(2)自然災害時の人道支援

大雨・洪水の被害を受けたジブチ市内の小中学校において、排水および機能復旧作業を行う自衛隊員の様子(写真:防衛省)(「国際協力の現場から」も参照)

2020年11月、グアテマラにおけるハリケーン被害に対する緊急援助物資の引き渡しの様子(写真:JICA)

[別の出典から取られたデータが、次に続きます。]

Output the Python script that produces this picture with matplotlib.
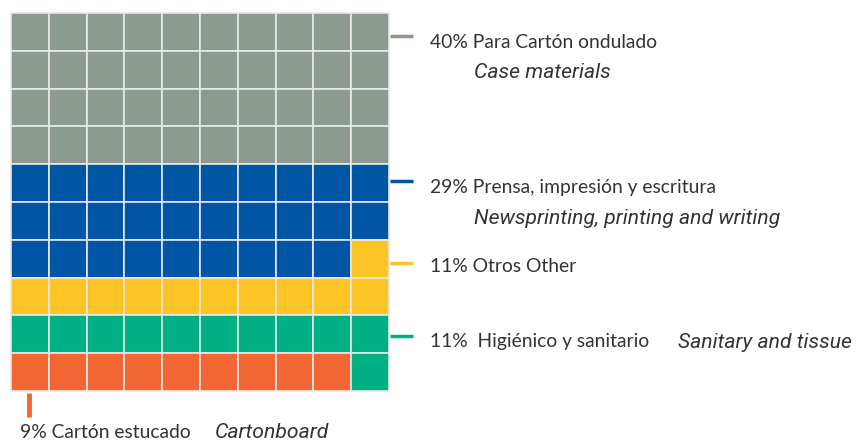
import numpy as np
import matplotlib.pyplot as plt
from matplotlib.patches import Rectangle

# shares of paper consumption (percent, one cell each)
categories = ['Para Cartón ondulado', 'Prensa, impresión y escritura', 'Otros', 'Higiénico y sanitario', 'Cartón estucado']
english = ['Case materials', 'Newsprinting, printing and writing', 'Other', 'Sanitary and tissue', 'Cartonboard']
shares = [40, 29, 11, 11, 9]
colors = ['#8c9a8f', '#0055a5', '#ffc425', '#00b085', '#f26633']

plt.rcParams['font.family'] = ['Lato', 'DejaVu Sans']
txt = '#333333'

fig = plt.figure(figsize=(8.57, 4.41), dpi=100)
ax = fig.add_axes([0, 0, 1, 1])
ax.set_xlim(0, 857)
ax.set_ylim(441, 0)
ax.axis('off')

# waffle cells, filled row by row; the last row runs right to left
cells = np.repeat(np.arange(len(shares)), shares).reshape(10, 10)
cells[9] = cells[9][::-1]
x0, y0, size = 11, 13, 37.8
for r in range(10):
    for c in range(10):
        ax.add_patch(Rectangle((x0 + c * size, y0 + r * size), size, size,
                               facecolor=colors[cells[r, c]], edgecolor='#e8e8e8', lw=1.2))

fs = 13.9
it = dict(fontsize=15.2, color=txt, va='center', style='italic', family=['Roboto', 'DejaVu Sans'])
# legend ticks and labels
ax.plot([390, 413], [36, 36], color=colors[0], lw=2.5, solid_capstyle='butt')
ax.text(430, 42, '40% ' + categories[0], fontsize=fs, color=txt, va='center')
ax.text(474, 73, english[0], **it)

ax.plot([390, 413], [181, 181], color=colors[1], lw=2.5, solid_capstyle='butt')
ax.text(430, 187, '29% ' + categories[1], fontsize=fs, color=txt, va='center')
ax.text(474, 218, english[1], **it)

ax.plot([390, 413], [263, 263], color=colors[2], lw=2.5, solid_capstyle='butt')
ax.text(430, 267, '11% ' + categories[2] + ' ' + english[2], fontsize=fs, color=txt, va='center')

ax.plot([390, 413], [336, 336], color=colors[3], lw=2.5, solid_capstyle='butt')
ax.text(430, 342, '11%  ' + categories[3], fontsize=fs, color=txt, va='center')
ax.text(678, 342, english[3], **it)

ax.plot([29, 29], [393, 417], color=colors[4], lw=3.5, solid_capstyle='butt')
ax.text(20, 433, '9% ' + categories[4], fontsize=fs, color=txt, va='center')
ax.text(215, 433, english[4], **it)

fig.savefig('out.png', dpi=100)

日本は、海外で大規模な災害が発生した場合、被災国政府、または国際機関の要請に応じ、直ちに緊急援助を行える体制を整えています。日本の人的援助としては、国際緊急援助隊があり、①被災者の捜索・救助活動を行う「救助チーム」、②医療活動を行う「医療チーム」、③感染症対策を行う「感染症対策チーム」、④災害の応急対策と復旧活動について専門的な助言・指導などを行う「専門家チーム」(モーリシャスへの緊急援助隊派遣については、案件紹介を参照)、⑤大規模災害など、特に必要があると認められる場合に、医療活動や援助関連の物資や人員の輸送を行う「自衛隊部隊」(詳細は「国際協力の現場から」を参照)を、個別に、または組み合わせて派遣します。
また、物的援助としては、緊急援助物資の供与があります。日本は海外4か所の倉庫に、被災者の当面の生活に必要なテント、毛布などを備蓄しており、災害が発生したときには速やかに被災国に物資を供与できる体制にあります。日本は、2020年には、フィリピン、オーストラリア、フィジー、レバノン、スーダン、ニジェール、ベトナム、カンボジア、ニカラグア、ホンジュラス、グアテマラ、コロンビアなどに対して緊急援助物資の供与を行いました。

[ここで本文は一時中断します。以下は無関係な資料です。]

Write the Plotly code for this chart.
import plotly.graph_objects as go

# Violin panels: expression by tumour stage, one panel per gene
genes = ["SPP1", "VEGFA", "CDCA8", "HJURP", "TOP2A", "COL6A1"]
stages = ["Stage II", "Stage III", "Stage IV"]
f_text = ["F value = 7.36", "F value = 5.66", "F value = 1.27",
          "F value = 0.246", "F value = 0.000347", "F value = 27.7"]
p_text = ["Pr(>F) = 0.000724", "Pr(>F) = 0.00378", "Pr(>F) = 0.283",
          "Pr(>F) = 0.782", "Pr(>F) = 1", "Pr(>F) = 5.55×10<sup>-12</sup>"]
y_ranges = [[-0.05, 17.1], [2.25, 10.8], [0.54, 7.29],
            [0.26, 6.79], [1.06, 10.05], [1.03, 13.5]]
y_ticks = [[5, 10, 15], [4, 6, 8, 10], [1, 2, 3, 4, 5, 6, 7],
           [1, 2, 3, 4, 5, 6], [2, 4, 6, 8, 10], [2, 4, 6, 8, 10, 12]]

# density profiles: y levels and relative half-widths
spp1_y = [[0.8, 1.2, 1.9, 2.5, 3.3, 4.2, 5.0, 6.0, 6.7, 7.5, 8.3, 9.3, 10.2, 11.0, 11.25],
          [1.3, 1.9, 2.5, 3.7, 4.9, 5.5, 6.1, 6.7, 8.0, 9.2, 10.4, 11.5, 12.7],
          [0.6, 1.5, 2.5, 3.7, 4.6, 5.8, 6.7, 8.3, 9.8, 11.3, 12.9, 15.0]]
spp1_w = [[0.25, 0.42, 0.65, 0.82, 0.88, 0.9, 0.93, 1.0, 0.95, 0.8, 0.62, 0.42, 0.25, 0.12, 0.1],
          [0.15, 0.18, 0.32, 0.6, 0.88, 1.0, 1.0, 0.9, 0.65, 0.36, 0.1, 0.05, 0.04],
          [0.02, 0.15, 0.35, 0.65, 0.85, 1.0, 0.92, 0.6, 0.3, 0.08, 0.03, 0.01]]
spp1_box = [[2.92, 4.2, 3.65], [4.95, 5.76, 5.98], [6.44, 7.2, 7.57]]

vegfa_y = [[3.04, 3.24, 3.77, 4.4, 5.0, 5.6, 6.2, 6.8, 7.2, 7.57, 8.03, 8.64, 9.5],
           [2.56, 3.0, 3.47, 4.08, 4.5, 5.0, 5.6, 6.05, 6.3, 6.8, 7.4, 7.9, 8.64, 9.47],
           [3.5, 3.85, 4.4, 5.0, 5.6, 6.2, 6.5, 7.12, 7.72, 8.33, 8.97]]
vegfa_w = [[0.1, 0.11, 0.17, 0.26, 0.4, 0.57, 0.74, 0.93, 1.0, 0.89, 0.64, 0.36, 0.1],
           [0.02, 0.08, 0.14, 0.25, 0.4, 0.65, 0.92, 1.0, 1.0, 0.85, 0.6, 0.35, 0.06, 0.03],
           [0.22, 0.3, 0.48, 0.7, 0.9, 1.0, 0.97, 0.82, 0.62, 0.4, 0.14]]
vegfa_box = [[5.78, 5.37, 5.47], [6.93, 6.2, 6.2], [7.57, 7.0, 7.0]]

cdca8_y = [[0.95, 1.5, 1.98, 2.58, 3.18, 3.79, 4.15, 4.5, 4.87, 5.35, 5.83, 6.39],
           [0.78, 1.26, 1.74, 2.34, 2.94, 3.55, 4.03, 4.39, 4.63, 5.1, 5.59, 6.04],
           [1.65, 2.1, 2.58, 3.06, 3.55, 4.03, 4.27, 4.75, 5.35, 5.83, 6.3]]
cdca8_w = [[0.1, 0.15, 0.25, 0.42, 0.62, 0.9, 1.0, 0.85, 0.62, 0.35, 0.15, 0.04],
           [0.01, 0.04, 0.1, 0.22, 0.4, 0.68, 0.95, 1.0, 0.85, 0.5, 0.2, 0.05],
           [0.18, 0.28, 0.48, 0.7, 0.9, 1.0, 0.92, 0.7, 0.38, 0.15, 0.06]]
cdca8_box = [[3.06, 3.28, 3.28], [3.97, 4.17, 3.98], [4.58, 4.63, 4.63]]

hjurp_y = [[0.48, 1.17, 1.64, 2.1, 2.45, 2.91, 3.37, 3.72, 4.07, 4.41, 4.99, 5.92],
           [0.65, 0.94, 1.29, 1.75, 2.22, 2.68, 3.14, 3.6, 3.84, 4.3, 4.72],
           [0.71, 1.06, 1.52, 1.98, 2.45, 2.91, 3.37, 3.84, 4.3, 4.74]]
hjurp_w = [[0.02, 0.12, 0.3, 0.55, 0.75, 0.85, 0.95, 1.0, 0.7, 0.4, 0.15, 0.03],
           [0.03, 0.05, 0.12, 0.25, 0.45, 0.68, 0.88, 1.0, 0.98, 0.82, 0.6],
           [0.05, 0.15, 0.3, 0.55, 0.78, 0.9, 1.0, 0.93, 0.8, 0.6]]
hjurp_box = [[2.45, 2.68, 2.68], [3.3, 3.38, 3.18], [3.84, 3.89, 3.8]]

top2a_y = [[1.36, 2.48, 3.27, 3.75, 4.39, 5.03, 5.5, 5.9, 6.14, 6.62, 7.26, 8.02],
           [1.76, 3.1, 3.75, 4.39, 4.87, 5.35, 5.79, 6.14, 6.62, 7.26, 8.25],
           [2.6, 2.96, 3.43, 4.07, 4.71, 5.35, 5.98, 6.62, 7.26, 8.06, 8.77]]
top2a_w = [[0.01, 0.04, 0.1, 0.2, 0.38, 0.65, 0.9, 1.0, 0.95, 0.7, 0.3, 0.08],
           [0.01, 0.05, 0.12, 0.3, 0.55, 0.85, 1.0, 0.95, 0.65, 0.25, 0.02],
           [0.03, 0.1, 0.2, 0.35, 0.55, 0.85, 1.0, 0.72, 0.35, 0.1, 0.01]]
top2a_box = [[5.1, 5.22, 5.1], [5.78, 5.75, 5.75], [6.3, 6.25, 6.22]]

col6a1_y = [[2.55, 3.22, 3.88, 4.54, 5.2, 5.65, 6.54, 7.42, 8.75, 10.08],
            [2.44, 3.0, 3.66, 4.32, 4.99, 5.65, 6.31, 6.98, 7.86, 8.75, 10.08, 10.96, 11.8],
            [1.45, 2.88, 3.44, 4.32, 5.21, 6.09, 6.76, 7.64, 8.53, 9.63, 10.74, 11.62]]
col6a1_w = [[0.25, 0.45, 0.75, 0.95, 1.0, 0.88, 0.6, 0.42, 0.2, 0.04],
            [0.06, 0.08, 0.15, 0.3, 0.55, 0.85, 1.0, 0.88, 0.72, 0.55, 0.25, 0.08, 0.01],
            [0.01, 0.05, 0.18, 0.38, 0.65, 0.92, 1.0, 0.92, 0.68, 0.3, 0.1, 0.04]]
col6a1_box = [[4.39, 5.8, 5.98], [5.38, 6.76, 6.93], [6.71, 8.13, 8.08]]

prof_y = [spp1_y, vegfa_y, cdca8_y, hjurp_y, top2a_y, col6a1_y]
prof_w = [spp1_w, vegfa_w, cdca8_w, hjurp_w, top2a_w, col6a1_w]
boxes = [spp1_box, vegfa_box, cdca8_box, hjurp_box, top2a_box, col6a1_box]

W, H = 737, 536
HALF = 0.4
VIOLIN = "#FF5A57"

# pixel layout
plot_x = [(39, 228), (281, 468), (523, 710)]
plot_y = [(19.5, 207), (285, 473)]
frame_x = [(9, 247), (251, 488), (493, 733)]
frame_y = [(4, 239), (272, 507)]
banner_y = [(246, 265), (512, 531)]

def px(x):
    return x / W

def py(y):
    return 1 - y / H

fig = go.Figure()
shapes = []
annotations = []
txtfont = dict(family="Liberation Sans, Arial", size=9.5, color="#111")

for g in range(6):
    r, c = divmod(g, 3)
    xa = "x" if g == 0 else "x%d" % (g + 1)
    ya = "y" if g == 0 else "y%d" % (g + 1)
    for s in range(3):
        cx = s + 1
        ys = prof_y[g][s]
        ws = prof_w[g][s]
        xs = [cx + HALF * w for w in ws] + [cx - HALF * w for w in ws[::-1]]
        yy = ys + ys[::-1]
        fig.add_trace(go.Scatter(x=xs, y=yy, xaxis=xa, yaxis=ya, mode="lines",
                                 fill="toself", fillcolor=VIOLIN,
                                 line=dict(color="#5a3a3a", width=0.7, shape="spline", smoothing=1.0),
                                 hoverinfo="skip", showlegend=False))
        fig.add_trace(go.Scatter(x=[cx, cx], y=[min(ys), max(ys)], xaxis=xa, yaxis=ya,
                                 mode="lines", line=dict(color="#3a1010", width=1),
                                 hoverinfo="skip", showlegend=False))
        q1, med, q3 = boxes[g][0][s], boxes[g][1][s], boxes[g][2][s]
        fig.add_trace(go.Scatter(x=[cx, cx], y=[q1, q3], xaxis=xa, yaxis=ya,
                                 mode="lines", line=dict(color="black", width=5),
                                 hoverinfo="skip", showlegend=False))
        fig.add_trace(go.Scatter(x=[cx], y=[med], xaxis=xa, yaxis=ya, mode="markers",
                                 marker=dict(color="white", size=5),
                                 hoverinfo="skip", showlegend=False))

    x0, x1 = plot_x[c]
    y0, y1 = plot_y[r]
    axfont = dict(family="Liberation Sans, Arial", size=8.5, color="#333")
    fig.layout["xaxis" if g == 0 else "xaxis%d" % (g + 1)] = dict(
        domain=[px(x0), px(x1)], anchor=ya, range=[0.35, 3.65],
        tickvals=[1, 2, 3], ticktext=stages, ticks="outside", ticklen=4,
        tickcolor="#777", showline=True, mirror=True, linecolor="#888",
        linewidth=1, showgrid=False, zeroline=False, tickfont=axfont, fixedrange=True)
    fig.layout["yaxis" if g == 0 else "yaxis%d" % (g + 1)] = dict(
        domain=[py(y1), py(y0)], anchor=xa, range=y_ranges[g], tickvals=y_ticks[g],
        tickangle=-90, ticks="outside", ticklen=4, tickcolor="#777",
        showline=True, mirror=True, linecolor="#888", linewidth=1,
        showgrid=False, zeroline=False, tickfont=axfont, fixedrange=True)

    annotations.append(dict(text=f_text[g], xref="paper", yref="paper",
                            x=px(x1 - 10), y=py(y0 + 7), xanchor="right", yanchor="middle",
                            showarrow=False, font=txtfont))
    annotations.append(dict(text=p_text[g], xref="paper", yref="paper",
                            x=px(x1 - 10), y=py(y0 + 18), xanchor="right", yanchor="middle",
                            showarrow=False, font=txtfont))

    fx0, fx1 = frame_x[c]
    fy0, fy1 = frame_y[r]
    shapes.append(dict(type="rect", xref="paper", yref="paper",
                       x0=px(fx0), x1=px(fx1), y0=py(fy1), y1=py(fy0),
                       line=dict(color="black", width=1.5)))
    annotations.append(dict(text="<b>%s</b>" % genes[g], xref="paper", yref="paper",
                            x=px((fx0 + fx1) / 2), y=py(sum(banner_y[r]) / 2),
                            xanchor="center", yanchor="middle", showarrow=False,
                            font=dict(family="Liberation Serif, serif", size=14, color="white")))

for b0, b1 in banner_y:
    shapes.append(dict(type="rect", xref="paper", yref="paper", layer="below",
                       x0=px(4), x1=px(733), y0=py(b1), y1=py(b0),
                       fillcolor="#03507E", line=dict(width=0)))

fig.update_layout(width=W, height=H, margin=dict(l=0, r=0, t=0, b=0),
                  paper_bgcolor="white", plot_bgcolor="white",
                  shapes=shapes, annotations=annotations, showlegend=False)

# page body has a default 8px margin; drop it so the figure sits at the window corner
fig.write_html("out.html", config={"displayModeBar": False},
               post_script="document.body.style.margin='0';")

さらに、日本は、海外における自然災害や紛争の被災者、難民・避難民等を救援することを目的として、被災国の政府や被災地で緊急援助を行う国際機関などに対し、緊急無償資金協力を行っています。国際機関などが実際に緊急援助活動を実施する際のパートナーとして、日本のNGOが活躍することも少なくありません。
また、日本のNGOはODA資金を活用した被災者支援も行っています。日本のNGO、経済界、政府による協力・連携のもと、緊急人道支援を行う組織であるジャパン・プラットフォーム(JPF)は、自然災害や紛争によって発生した被災者および難民・避難民への支援を行っており、JPFの加盟NGOは、現地政府の援助がなかなか届かない地域で、そのニーズに対応した様々な被災者支援を実施しています(「イ.日本のNGOとの連携」も参照)。
また、自然災害の多い日本とASEANにとって、災害対応は共通の課題です。日本は、2011年に設立されたASEAN防災人道支援調整センター(AHA(アハ)センター)の能力強化を目的として、情報通信技術システムの整備や人材育成などを行うとともに、緊急物資を迅速に被災国へ輸送するロジスティック・システムを構築し、同システムを活用した支援を行っています。